▸ **Provided entries**:
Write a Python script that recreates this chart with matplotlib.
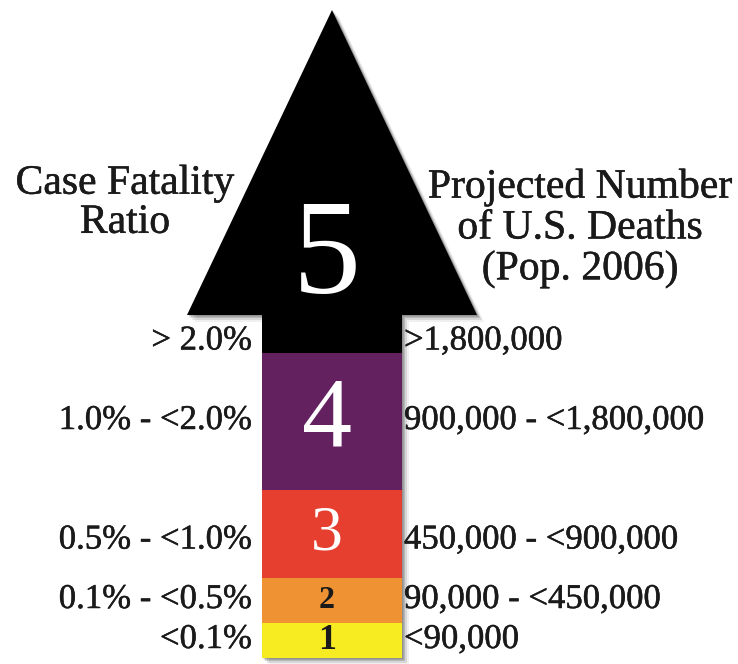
import numpy as np
import matplotlib
matplotlib.use("Agg")
import matplotlib.pyplot as plt
from matplotlib.patches import Polygon
import matplotlib.patheffects as pe

# ---- data ----
levels = ["1", "2", "3", "4", "5"]
cfr_labels = ["<0.1%", "0.1% - <0.5%", "0.5% - <1.0%", "1.0% - <2.0%", "> 2.0%"]
death_labels = ["<90,000", "90,000 - <450,000", "450,000 - <900,000",
                "900,000 - <1,800,000", ">1,800,000"]
seg_heights = [35, 45, 88, 137, 38]          # shaft segment heights (level 1..5)
seg_colors = ["#F7EC22", "#EE9234", "#E63F2F", "#642160", "#000000"]
num_colors = ["#1a1a1a", "#1a1a1a", "white", "white", "white"]
num_sizes = [26, 23, 46, 72, 98]
num_weights = ["bold", "bold", "normal", "normal", "normal"]
label_offsets = [1, 1, -6, 1, -7]
left_title = "Case Fatality\nRatio"
right_title = "Projected Number\nof U.S. Deaths\n(Pop. 2006)"

# ---- geometry ----
W, H = 738, 664
base = 6
shaft_x = 332
shaft_w = 140
head_h = 305
head_half = 145

plt.rcParams["font.family"] = ["Liberation Serif", "DejaVu Serif"]
fig = plt.figure(figsize=(W / 100, H / 100), dpi=100)
ax = fig.add_axes([0, 0, 1, 1])
ax.set_xlim(0, W)
ax.set_ylim(0, H)
ax.axis("off")

bottoms = np.concatenate([[base], base + np.cumsum(seg_heights)[:-1]])
top = base + sum(seg_heights)

# shadow
for k, a in [(7, 0.06), (5, 0.10), (3, 0.15), (1.5, 0.2)]:
    shadow = Polygon([(shaft_x - shaft_w / 2 + k, base - k), (shaft_x + shaft_w / 2 + k, base - k),
                      (shaft_x + shaft_w / 2 + k, top - k), (shaft_x + head_half + k, top - k),
                      (shaft_x + k, top + head_h - k), (shaft_x - head_half + k, top - k),
                      (shaft_x - shaft_w / 2 + k, top - k)],
                     closed=True, facecolor="black", alpha=a, edgecolor="none", zorder=1)
    ax.add_patch(shadow)

ax.bar([shaft_x] * len(levels), seg_heights, bottom=bottoms, width=shaft_w,
       color=seg_colors, edgecolor="none", zorder=2)
head = Polygon([(shaft_x - head_half, top), (shaft_x + head_half, top), (shaft_x, top + head_h)],
               closed=True, facecolor="black", edgecolor="none", zorder=2)
ax.add_patch(head)

bold = [pe.withStroke(linewidth=0.35, foreground="#1a1a1a")]
centers = bottoms + np.array(seg_heights) / 2
for i, lv in enumerate(levels):
    y = centers[i] if i < 4 else top + head_h * 0.18
    ax.text(shaft_x - 5, y, lv, ha="center", va="center", color=num_colors[i],
            fontsize=num_sizes[i], fontweight=num_weights[i], zorder=3)
    ly = centers[i] + label_offsets[i]
    ax.text(shaft_x - shaft_w / 2 - 10, ly, cfr_labels[i], ha="right", va="center",
            fontsize=25, color="#1a1a1a", path_effects=bold)
    ax.text(shaft_x + shaft_w / 2 + 2, ly, death_labels[i], ha="left", va="center",
            fontsize=25, color="#1a1a1a", path_effects=bold)

ax.text(125, 461, left_title, ha="center", va="center", fontsize=30,
        linespacing=1.02, color="#1a1a1a", path_effects=bold)
ax.text(580, 436, right_title, ha="center", va="center", fontsize=30,
        linespacing=1.08, color="#1a1a1a", path_effects=bold)

fig.savefig("out.png", dpi=100)
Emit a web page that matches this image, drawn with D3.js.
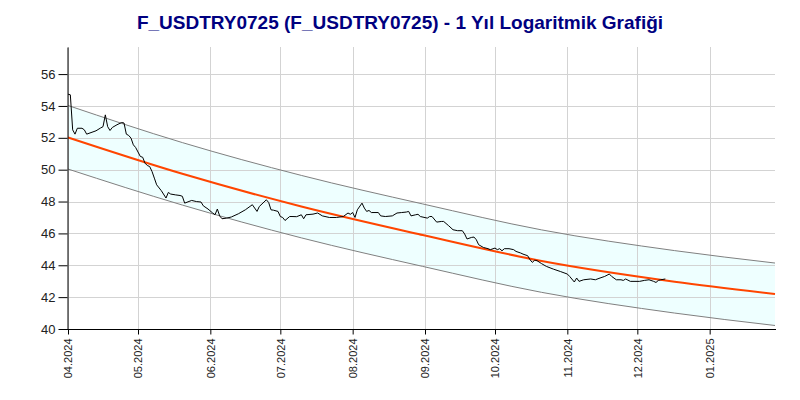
<!DOCTYPE html>
<html>
<head>
<meta charset="utf-8">
<script src="https://cdn.jsdelivr.net/npm/d3@7"></script>
<style>
  body { margin: 0; background: #fff; }
  svg { display: block; font-family: "Liberation Sans", Arial, sans-serif; }
</style>
</head>
<body>
<svg id="chart" width="800" height="400"></svg>
<script>
const title = "F_USDTRY0725 (F_USDTRY0725) - 1 Yıl Logaritmik Grafiği";

const dates = [
  "2024-04-01","2024-04-02","2024-04-03","2024-04-04","2024-04-05","2024-04-07","2024-04-08","2024-04-09","2024-04-13","2024-04-15","2024-04-16","2024-04-17","2024-04-18","2024-04-19","2024-04-20","2024-04-22","2024-04-24","2024-04-25","2024-04-26","2024-04-27","2024-04-28","2024-04-29","2024-04-30",
  "2024-05-02","2024-05-03","2024-05-04","2024-05-05","2024-05-06","2024-05-07","2024-05-08","2024-05-09","2024-05-11","2024-05-13","2024-05-14","2024-05-15","2024-05-17","2024-05-19","2024-05-20","2024-05-21","2024-05-24","2024-05-26","2024-05-28","2024-05-29","2024-05-31",
  "2024-06-02","2024-06-03","2024-06-04","2024-06-05","2024-06-06","2024-06-08","2024-06-10","2024-06-13","2024-06-16","2024-06-19","2024-06-21","2024-06-22","2024-06-25","2024-06-26","2024-06-27","2024-06-28","2024-06-30",
  "2024-07-01","2024-07-02","2024-07-03","2024-07-05","2024-07-06","2024-07-08","2024-07-10","2024-07-11","2024-07-12","2024-07-15","2024-07-17","2024-07-19","2024-07-22","2024-07-25","2024-07-28","2024-07-30","2024-07-31",
  "2024-08-01","2024-08-02","2024-08-03","2024-08-05","2024-08-06","2024-08-07","2024-08-08","2024-08-09","2024-08-12","2024-08-13","2024-08-15","2024-08-18","2024-08-20","2024-08-22","2024-08-24","2024-08-25","2024-08-26","2024-08-28","2024-08-29","2024-08-30",
  "2024-09-02","2024-09-03","2024-09-04","2024-09-06","2024-09-08","2024-09-09","2024-09-11","2024-09-13","2024-09-15","2024-09-17","2024-09-18","2024-09-19","2024-09-21","2024-09-22","2024-09-23","2024-09-24","2024-09-26","2024-09-28","2024-09-29",
  "2024-10-01","2024-10-02","2024-10-03","2024-10-04","2024-10-05","2024-10-07","2024-10-09","2024-10-10","2024-10-12","2024-10-13","2024-10-15","2024-10-16","2024-10-17","2024-10-18","2024-10-19","2024-10-21","2024-10-23","2024-10-26","2024-10-29",
  "2024-11-01","2024-11-02","2024-11-04","2024-11-05","2024-11-06","2024-11-08","2024-11-11","2024-11-13","2024-11-15","2024-11-17","2024-11-19","2024-11-20","2024-11-22","2024-11-24","2024-11-25","2024-11-26","2024-11-28","2024-11-30",
  "2024-12-02","2024-12-04","2024-12-06","2024-12-08","2024-12-09","2024-12-10","2024-12-11","2024-12-13"
];
const prices = [
  54.74,54.70,52.50,52.23,52.60,52.60,52.50,52.23,52.44,52.62,52.70,53.44,52.70,52.46,52.65,52.82,52.96,52.93,52.23,52.15,51.98,51.56,51.39,
  50.83,50.78,50.41,50.26,50.20,49.89,49.47,49.05,48.68,48.22,48.57,48.47,48.42,48.38,48.33,47.90,48.07,48.00,47.97,47.73,47.53,
  47.28,47.17,47.53,47.10,46.92,46.96,47.03,47.23,47.48,47.80,47.38,47.69,48.11,47.94,47.48,47.46,47.38,
  47.06,47.00,46.81,47.06,47.06,47.05,47.17,46.92,47.17,47.21,47.28,47.10,47.00,47.00,47.06,47.28,47.20,
  47.31,47.00,47.48,47.90,47.59,47.38,47.44,47.31,47.31,47.10,47.06,47.10,47.28,47.31,47.34,47.38,47.10,47.17,47.20,47.06,
  46.96,47.06,47.06,46.71,46.75,46.75,46.50,46.23,46.17,46.17,45.96,45.65,45.75,45.77,45.60,45.29,45.12,45.04,44.98,
  45.08,44.98,45.04,44.91,45.04,45.04,44.98,44.87,44.77,44.70,44.60,44.35,44.18,44.32,44.29,44.10,43.93,43.76,43.61,
  43.45,43.30,42.95,43.20,42.99,43.09,43.14,43.09,43.20,43.30,43.45,43.30,43.09,43.09,43.05,43.14,42.99,42.99,
  42.99,43.05,43.09,42.99,42.92,43.05,43.09,43.14
];

const trendDates = ["2024-04-01","2024-05-20","2024-07-10","2024-08-31","2024-10-21","2024-12-17","2025-01-29"];
const trendValues = [52.02, 49.74, 47.69, 45.90, 44.27, 42.97, 42.20];
const upperValues = [54.03, 51.70, 49.64, 47.85, 46.22, 44.92, 44.14];
const lowerValues = [50.04, 47.78, 45.72, 43.93, 42.30, 41.00, 40.22];

const yTicks = [40, 42, 44, 46, 48, 50, 52, 54, 56];
const xStart = "2024-04-01";
const xEnd = "2025-01-29";
const yMin = 40, yMax = 57.7;

const parse = d3.utcParse("%Y-%m-%d");
const svg = d3.select("#chart");

const mLeft = 68, mRight = 775, mTop = 47, mBottom = 329;

const x = d3.scaleUtc().domain([parse(xStart), parse(xEnd)]).range([mLeft, mRight]);
const y = d3.scaleLinear().domain([yMin, yMax]).range([mBottom, mTop]);

const series = dates.map((d, i) => ({ date: parse(d), v: prices[i] }));
const trend = trendDates.map((d, i) => ({ date: parse(d), t: trendValues[i], u: upperValues[i], l: lowerValues[i] }));

// Band fill
svg.append("path")
  .datum(trend)
  .attr("fill", "#eeffff")
  .attr("d", d3.area().curve(d3.curveMonotoneX)
    .x(d => x(d.date)).y0(d => y(d.l)).y1(d => y(d.u)));

// Grid
const monthTicks = d3.utcMonth.range(parse(xStart), d3.utcDay.offset(parse(xEnd), 1));
svg.append("g")
  .selectAll("line").data(yTicks).join("line")
  .attr("x1", mLeft).attr("x2", mRight)
  .attr("y1", d => Math.round(y(d)) + 0.5).attr("y2", d => Math.round(y(d)) + 0.5)
  .attr("stroke", "#d3d3d3").attr("stroke-width", 1);
svg.append("g")
  .selectAll("line").data(monthTicks).join("line")
  .attr("x1", d => Math.round(x(d)) + 0.5).attr("x2", d => Math.round(x(d)) + 0.5)
  .attr("y1", mTop).attr("y2", mBottom)
  .attr("stroke", "#d3d3d3").attr("stroke-width", 1);

// Band edges
const lineGen = key => d3.line().curve(d3.curveMonotoneX).x(d => x(d.date)).y(d => y(d[key]));
svg.append("path").datum(trend).attr("fill", "none").attr("stroke", "#808080").attr("stroke-width", 1).attr("d", lineGen("u"));
svg.append("path").datum(trend).attr("fill", "none").attr("stroke", "#808080").attr("stroke-width", 1).attr("d", lineGen("l"));

// Trend
svg.append("path").datum(trend).attr("fill", "none").attr("stroke", "#ff4500").attr("stroke-width", 2).attr("d", lineGen("t"));

// Price line
svg.append("path").datum(series).attr("fill", "none").attr("stroke", "#000").attr("stroke-width", 1)
  .attr("stroke-linejoin", "round")
  .attr("d", d3.line().x(d => x(d.date)).y(d => y(d.v)));

// Y axis
const yAxis = svg.append("g").attr("transform", `translate(${mLeft - 0.5},0)`)
  .call(d3.axisLeft(y).tickValues(yTicks).tickSize(9).tickSizeOuter(0).tickPadding(3).tickFormat(d3.format("d")));
yAxis.select(".domain").attr("stroke", "#000");
yAxis.selectAll(".tick line").attr("stroke", "#000");
yAxis.selectAll("text").attr("font-size", 13).attr("fill", "#222").attr("font-family", "Liberation Sans, Arial, sans-serif");

// X axis
const xAxis = svg.append("g").attr("transform", `translate(0,${mBottom + 0.5})`)
  .call(d3.axisBottom(x).tickValues(monthTicks).tickSize(5).tickSizeOuter(0).tickFormat(d3.utcFormat("%m.%Y")));
xAxis.select(".domain").attr("stroke", "#000").attr("d", `M${mLeft - 9},0H${mRight + 1}`);
xAxis.selectAll(".tick line").attr("stroke", "#000");
xAxis.selectAll("text")
  .attr("font-size", 11).attr("fill", "#222").attr("font-family", "Liberation Sans, Arial, sans-serif")
  .attr("transform", "rotate(-90)")
  .attr("text-anchor", "end")
  .attr("x", -9).attr("y", 0).attr("dy", "0.35em");

// Title
svg.append("text")
  .attr("x", 400).attr("y", 29)
  .attr("text-anchor", "middle")
  .attr("font-size", 19).attr("font-weight", "bold").attr("fill", "#000080")
  .attr("font-family", "Liberation Sans, Arial, sans-serif")
  .text(title);
</script>
</body>
</html>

▸ **Your objective**: Output word for word the lines running from the one containing "Emit a web page" to the one containing "(F_USDTRY0725) - 1", both included, leaving out the pictures.

▸ **Task response**:
Emit a web page that matches this image, drawn with D3.js.
<!DOCTYPE html>
<html>
<head>
<meta charset="utf-8">
<script src="https://cdn.jsdelivr.net/npm/d3@7"></script>
<style>
  body { margin: 0; background: #fff; }
  svg { display: block; font-family: "Liberation Sans", Arial, sans-serif; }
</style>
</head>
<body>
<svg id="chart" width="800" height="400"></svg>
<script>
const title = "F_USDTRY0725 (F_USDTRY0725) - 1 Yıl Logaritmik Grafiği";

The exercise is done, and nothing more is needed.